Sahnouni, 44, was sentenced to seven years in jail in March 2013 after being found guilty of running a network to send jihadists to Iraq, Afghanistan, Somalia and the Sahel, raising funds and overseeing coordination on the ground.

He was stripped of his French nationality in May last year.

French law allows the practise for naturalised people convicted of “terror acts”, unless it would make them stateless, during the 15 years after they have been convicted or after they have been naturalised.

Prime Minister Manuel Valls welcomed the council’s decision and Interior Minister Bernard Cazeneuve said that the government intends to use the measure again in the future.

Only eight people have been deprived of their nationality since 1998.

Sahnouni’s lawyer, Nurettin Meseci, contested the move on the grounds that it conflicted with the provisions of the declaration of human rights and the principle of equality of naturalised French citizens with those born in France.

Complaining of an “emotional context” that worked against his client, he said he would take the case to the Council of State and the European Court of Human Rights, if need be.

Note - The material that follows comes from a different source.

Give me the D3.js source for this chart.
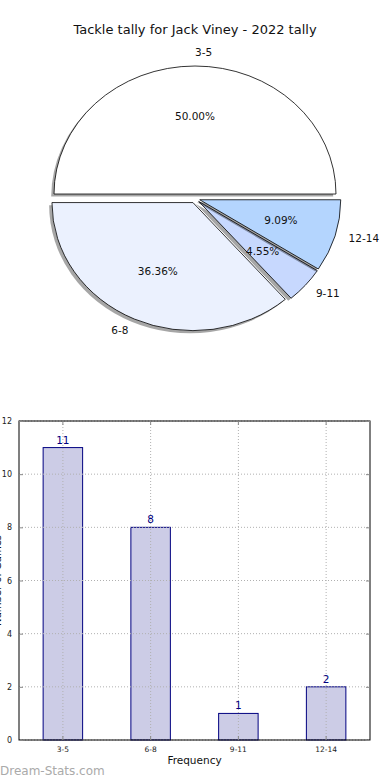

Morocco has demanded Sahnouni’s extradition, although that request is complicated by a diplomatic crisis between France and Morocco.

Torture complaints filed against top Moroccan officials last year led to bilateral judicial relations being cut and anti-terror cooperation frozen.

If the extradition call is dropped, France could expel Sahnouni.

Meseci claims that his client could be jailed for 20 years in Morocco.